> TASK STATEMENT: Gather all lines with "this" from the records.

─── RECORDED DATA ───

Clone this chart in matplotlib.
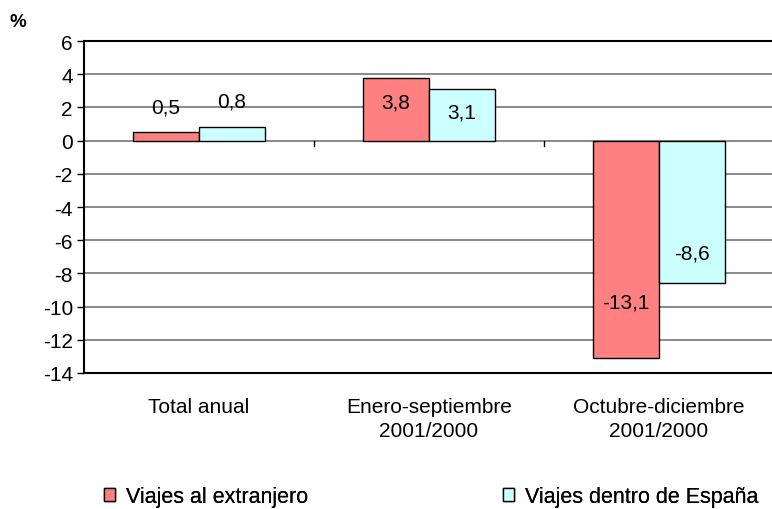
import matplotlib.pyplot as plt
import numpy as np
from matplotlib.patches import Patch

plt.rcParams["font.family"] = ["Liberation Sans", "DejaVu Sans"]

categories = ["Total anual", "Enero-septiembre\n2001/2000", "Octubre-diciembre\n2001/2000"]
extranjero = [0.5, 3.8, -13.1]
espana = [0.8, 3.1, -8.6]
label_extranjero = ["0,5", "3,8", "-13,1"]
label_espana = ["0,8", "3,1", "-8,6"]
# where the value labels sit (data units)
label_y_extranjero = [2.0, 2.35, -9.75]
label_y_espana = [2.4, 1.7, -6.75]
series_names = ["Viajes al extranjero", "Viajes dentro de España"]

red = "#FF8080"
cyan = "#CCFFFF"
grid_grey = "#808080"
fs = 15


def main() -> None:
    fig = plt.figure(figsize=(7.72, 5.10), dpi=100)
    ax = fig.add_axes([0.1088, 0.2667, 0.8938, 0.6509])

    x = np.arange(len(categories))
    w = 0.287
    ax.bar(x - w / 2, extranjero, w, color=red, edgecolor="black", lw=1.0, zorder=3)
    ax.bar(x + w / 2, espana, w, color=cyan, edgecolor="black", lw=1.0, zorder=3)

    for xi, ly, t in zip(x, label_y_extranjero, label_extranjero):
        ax.text(xi - w / 2, ly, t, ha="center", va="center", fontsize=fs, zorder=4)
    for xi, ly, t in zip(x, label_y_espana, label_espana):
        ax.text(xi + w / 2, ly, t, ha="center", va="center", fontsize=fs, zorder=4)

    ax.set_xlim(-0.5, 2.5)
    ax.set_ylim(-14, 6)
    ax.set_yticks(np.arange(-14, 7, 2))
    ax.set_yticklabels([str(v) for v in range(-14, 7, 2)], fontsize=fs)
    for v in range(-12, 6, 2):
        ax.axhline(v, color=grid_grey, lw=1.3, zorder=1)

    # category axis sits at zero, ticks between groups
    for b in [0.5, 1.5]:
        ax.plot([b, b], [0, -0.3], color="black", lw=1.0, zorder=2, clip_on=False)

    ax.set_xticks(x)
    ax.set_xticklabels(categories, fontsize=fs, linespacing=1.35)
    ax.tick_params(axis="x", length=0, pad=17)
    ax.tick_params(axis="y", length=5, width=1.0, pad=3)

    for side in ["left", "top", "bottom"]:
        ax.spines[side].set_color("black")
        ax.spines[side].set_linewidth(1.5)
    ax.spines["right"].set_visible(False)

    fig.text(0.012, 0.955, "%", fontsize=13.5, fontweight="bold", ha="left", va="center")

    colors = [red, cyan]
    anchors = [104 / 772, 503 / 772]
    for name, c, ax_x in zip(series_names, colors, anchors):
        h = Patch(facecolor=c, edgecolor="black", lw=1.0)
        leg = fig.legend([h], [name], loc="center left", bbox_to_anchor=(ax_x, 0.024),
                         frameon=False, fontsize=fs + 0.5, handlelength=0.5,
                         handleheight=0.5, handletextpad=0.5, borderpad=0,
                         borderaxespad=0)
        fig.add_artist(leg)

    fig.savefig("out.png", dpi=100)


if __name__ == "__main__":
    main()
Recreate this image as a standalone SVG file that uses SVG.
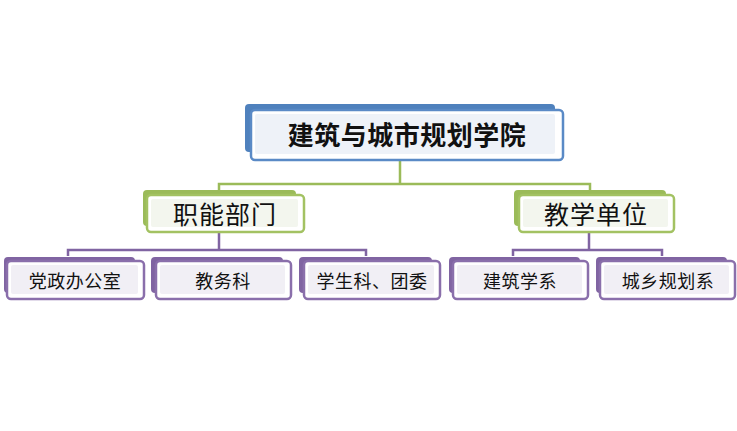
<svg xmlns="http://www.w3.org/2000/svg" width="737" height="431" viewBox="0 0 737 431">
<style>
text{font-family:"Noto Sans CJK SC","Noto Sans",sans-serif;fill:#111;text-anchor:middle;dominant-baseline:central}
.t1{font-size:26px;font-weight:bold;letter-spacing:0.5px}
.t2{font-size:25px;letter-spacing:1px}
.t3{font-size:18px;letter-spacing:0.5px}
.bb{fill:#4f81bd}.fb{fill:#fff;stroke:#5a8ac6;stroke-width:2.5}.ib{fill:#eef2f8}
.bg{fill:#9bbb59}.fg{fill:#fff;stroke:#a3c262;stroke-width:2.5}.ig{fill:#f3f6ee}
.bp{fill:#8064a2}.fp{fill:#fff;stroke:#8a6fab;stroke-width:2.5}.ip{fill:#f1eff5}
.cg{fill:none;stroke:#9bbb59;stroke-width:2.5}
.cp{fill:none;stroke:#8064a2;stroke-width:2.5}
</style>
<rect width="737" height="431" fill="#fff"/>
<g id="connectors">
<path class="cg" d="M400,160V184M219,194V184H590V194"/>
<path class="cp" d="M219,232V250M68,256V250H366V256"/>
<path class="cp" d="M589,232V250M513,256V250H662V256"/>
</g>
<g id="root">
<rect class="bb" x="245" y="104" width="310" height="48" rx="4"/>
<rect class="fb" x="251" y="110" width="312" height="50" rx="4"/>
<rect class="ib" x="255" y="114" width="300" height="40" rx="2"/>
<text class="t1" x="407" y="133">建筑与城市规划学院</text>
</g>
<g id="zhineng">
<rect class="bg" x="143" y="190" width="153" height="36" rx="4"/>
<rect class="fg" x="147" y="195" width="157" height="37" rx="4"/>
<rect class="ig" x="151" y="199" width="147" height="28" rx="2"/>
<text class="t2" x="225" y="213">职能部门</text>
</g>
<g id="jiaoxue">
<rect class="bg" x="514" y="190" width="152" height="36" rx="4"/>
<rect class="fg" x="519" y="195" width="155" height="37" rx="4"/>
<rect class="ig" x="523" y="199" width="145" height="28" rx="2"/>
<text class="t2" x="596" y="213">教学单位</text>
</g>
<g id="dangzheng">
<rect class="bp" x="4" y="257" width="131" height="36" rx="4"/>
<rect class="fp" x="7" y="261" width="137" height="38" rx="4"/>
<rect class="ip" x="11" y="265" width="127" height="29" rx="2"/>
<text class="t3" x="75" y="280">党政办公室</text>
</g>
<g id="jiaowu">
<rect class="bp" x="151" y="257" width="132" height="36" rx="4"/>
<rect class="fp" x="156" y="261" width="135" height="38" rx="4"/>
<rect class="ip" x="160" y="265" width="125" height="29" rx="2"/>
<text class="t3" x="223" y="280">教务科</text>
</g>
<g id="xuesheng">
<rect class="bp" x="299" y="257" width="133" height="36" rx="4"/>
<rect class="fp" x="304" y="261" width="136" height="38" rx="4"/>
<rect class="ip" x="308" y="265" width="126" height="29" rx="2"/>
<text class="t3" x="372" y="280">学生科、团委</text>
</g>
<g id="jianzhu">
<rect class="bp" x="449" y="257" width="131" height="36" rx="4"/>
<rect class="fp" x="453" y="261" width="135" height="38" rx="4"/>
<rect class="ip" x="457" y="265" width="125" height="29" rx="2"/>
<text class="t3" x="520" y="280">建筑学系</text>
</g>
<g id="chengxiang">
<rect class="bp" x="596" y="257" width="131" height="36" rx="4"/>
<rect class="fp" x="600" y="261" width="135" height="38" rx="4"/>
<rect class="ip" x="604" y="265" width="125" height="29" rx="2"/>
<text class="t3" x="668" y="280">城乡规划系</text>
</g>
</svg>
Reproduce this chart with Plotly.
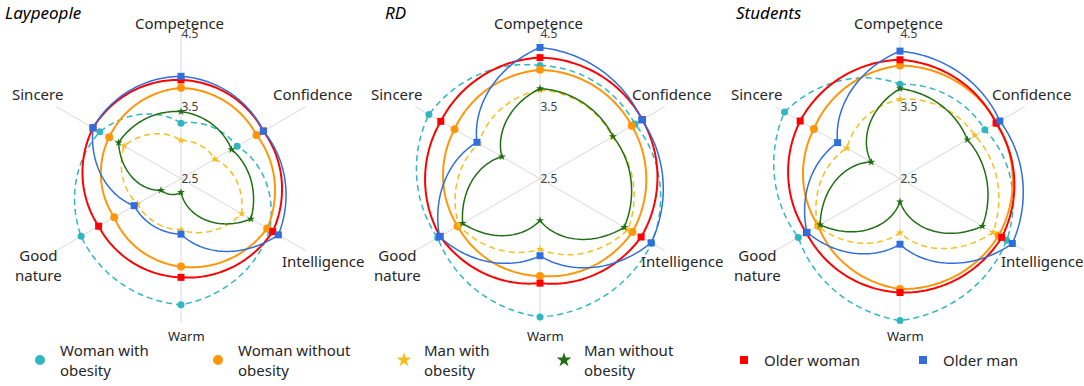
import numpy as np
import plotly.graph_objects as go

# ---------------- data ----------------
categories = ["Competence", "Confidence", "Intelligence", "Warm", "Good nature", "Sincere"]
category_labels = ["Competence", "Confidence", "Intelligence", "Warm", "Good<br>nature", "Sincere"]
panel_titles = ["Laypeople", "RD", "Students"]
series_names = ["Woman with<br>obesity", "Woman without<br>obesity", "Man with<br>obesity",
                "Man without<br>obesity", "Older woman", "Older man"]
radial_ticks = [2.5, 3.5, 4.5]

# Laypeople
lay_woman_obese = [3.27, 3.40, 3.92, 4.25, 4.10, 3.80]
lay_woman_nonobese = [3.76, 3.71, 3.88, 3.72, 3.57, 3.65]
lay_man_obese = [3.03, 3.04, 3.47, 3.21, 3.20, 3.41]
lay_man_nonobese = [3.43, 3.31, 3.62, 2.69, 2.82, 3.50]
lay_older_woman = [3.87, 3.82, 3.97, 3.87, 3.82, 3.91]
lay_older_man = [3.92, 3.82, 4.06, 3.27, 3.25, 3.91]

# RD
rd_woman_obese = [4.07, 4.02, 4.29, 4.42, 4.14, 4.28]
rd_woman_nonobese = [4.01, 3.97, 3.98, 3.85, 3.82, 3.87]
rd_man_obese = [3.73, 3.66, 3.91, 3.48, 3.80, 3.48]
rd_man_nonobese = [3.75, 3.67, 3.85, 3.08, 3.74, 3.11]
rd_older_woman = [4.18, 4.14, 4.12, 3.95, 4.10, 4.09]
rd_older_man = [4.32, 4.13, 4.28, 3.57, 4.11, 3.51]

# Students
st_woman_obese = [3.81, 3.86, 4.21, 4.47, 4.13, 4.35]
st_woman_nonobese = [4.07, 4.05, 4.08, 4.03, 3.81, 3.88]
st_man_obese = [3.60, 3.70, 3.99, 3.25, 3.82, 3.35]
st_man_nonobese = [3.75, 3.58, 3.82, 2.82, 3.78, 2.96]
st_older_woman = [4.15, 4.04, 4.13, 4.08, 4.00, 4.10]
st_older_man = [4.27, 4.10, 4.30, 3.41, 3.99, 3.50]

panels_data = [
    [lay_woman_obese, lay_woman_nonobese, lay_man_obese, lay_man_nonobese, lay_older_woman, lay_older_man],
    [rd_woman_obese, rd_woman_nonobese, rd_man_obese, rd_man_nonobese, rd_older_woman, rd_older_man],
    [st_woman_obese, st_woman_nonobese, st_man_obese, st_man_nonobese, st_older_woman, st_older_man],
]

# ---------------- styles ----------------
FONT = "Noto Sans"
TXT = "#262626"
colors = ["#2FB6C0", "#FF960A", "#F5BE1E", "#1F6E12", "#FF0000", "#2F6EDC"]
dashes = ["6px,4px", "solid", "6px,4px", "solid", "solid", "solid"]
widths = [1.5, 2, 1.5, 1.5, 2, 1.5]
symbols = ["circle", "circle", "star", "star", "square", "square"]
msizes = [7, 8, 6, 6, 7, 7]
legend_msizes = [10, 10, 11, 11, 8, 8]

W, H = 1084, 386
centers_x = [181, 540, 900]
center_y = 181
R = 146

angles = [i * 360 / len(categories) for i in range(len(categories))]


def polar_curve(vals, steps=40):
    """Line drawn in polar space: radius varies linearly with angle between spokes."""
    th, rr = [], []
    n = len(vals)
    for i in range(n):
        v0, v1 = vals[i], vals[(i + 1) % n]
        t = np.linspace(0, 1, steps, endpoint=False)
        th.extend(angles[i] + (360 / n) * t)
        rr.extend(v0 + (v1 - v0) * t)
    th.append(360)
    rr.append(vals[0])
    return rr, th


fig = go.Figure()

for p, pdata in enumerate(panels_data):
    sub = "polar" if p == 0 else f"polar{p + 1}"
    for s, vals in enumerate(pdata):
        rr, th = polar_curve(vals)
        fig.add_trace(go.Scatterpolar(
            r=rr, theta=th, mode="lines", subplot=sub, showlegend=False, hoverinfo="skip",
            line=dict(color=colors[s], width=widths[s], dash=dashes[s]),
        ))
        fig.add_trace(go.Scatterpolar(
            r=vals, theta=angles, mode="markers", subplot=sub, showlegend=False,
            name=series_names[s].replace("<br>", " "),
            marker=dict(color=colors[s], size=msizes[s], symbol=symbols[s], line=dict(width=0)),
        ))

# legend entries (one legend per item for exact placement)
legend_text_x = [60, 238, 424, 584, 764, 943]
for s, name in enumerate(series_names):
    lg = "legend" if s == 0 else f"legend{s + 1}"
    fig.add_trace(go.Scatterpolar(
        r=[None], theta=[None], mode="markers", subplot="polar", name=name, legend=lg,
        marker=dict(color=colors[s], size=legend_msizes[s], symbol=symbols[s], line=dict(width=0)),
    ))

layout = dict(
    width=W, height=H, margin=dict(l=0, r=0, t=0, b=0),
    paper_bgcolor="white", plot_bgcolor="white",
    font=dict(family=FONT, color=TXT),
    annotations=[],
)

for p in range(3):
    key = "polar" if p == 0 else f"polar{p + 1}"
    cx = centers_x[p]
    layout[key] = dict(
        domain=dict(x=[(cx - R) / W, (cx + R) / W],
                    y=[(H - center_y - R) / H, (H - center_y + R) / H]),
        bgcolor="white",
        radialaxis=dict(range=[2.5, 4.5], tickvals=radial_ticks, ticktext=[str(v) for v in radial_ticks],
                        showgrid=False, showline=False, ticks="", angle=90, side="clockwise",
                        tickangle=90,
                        tickfont=dict(family=FONT, size=12, color="#404040")),
        angularaxis=dict(type="linear", thetaunit="degrees", direction="clockwise", rotation=90,
                         tickvals=angles, showticklabels=False, ticks="", showline=False,
                         showgrid=True, gridcolor="#D9D9D9", gridwidth=1),
    )

# category labels (pixel offsets from each chart centre)
label_offsets = [(-2, -158), (131, -86), (142, 83), (5, 159), (-143, 87), (-144, -86)]
label_sizes = [15, 15, 15, 13, 15, 15]
for p in range(3):
    cx = centers_x[p]
    for c, lab in enumerate(category_labels):
        dx, dy = label_offsets[c]
        layout["annotations"].append(dict(
            x=(cx + dx) / W, y=(H - (center_y + dy)) / H, xref="paper", yref="paper",
            text=lab, showarrow=False, xanchor="center", yanchor="middle",
            font=dict(family=FONT, size=label_sizes[c], color=TXT),
        ))

# panel titles
title_x = [3, 383, 734]
for p, t in enumerate(panel_titles):
    layout["annotations"].append(dict(
        x=title_x[p] / W, y=(H - 13) / H, xref="paper", yref="paper",
        text=f"<i>{t}</i>", showarrow=False, xanchor="left", yanchor="middle",
        font=dict(family=FONT, size=17, color="#000000"),
    ))

for s in range(6):
    lg = "legend" if s == 0 else f"legend{s + 1}"
    layout[lg] = dict(
        x=(legend_text_x[s] - 40) / W, y=(H - 365) / H, xanchor="left", yanchor="middle",
        orientation="h", bgcolor="rgba(0,0,0,0)", borderwidth=0, itemwidth=30,
        font=dict(family=FONT, size=15, color=TXT), valign="middle",
    )

fig.update_layout(**layout)
fig.write_html("out.html", config={"displayModeBar": False},
               post_script="document.body.style.margin='0';document.body.style.padding='0';")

───

> EXERCISE RESPONSE:
Clone this chart in matplotlib.
Recreate this image as a standalone SVG file that uses SVG.
Reproduce this chart with Plotly.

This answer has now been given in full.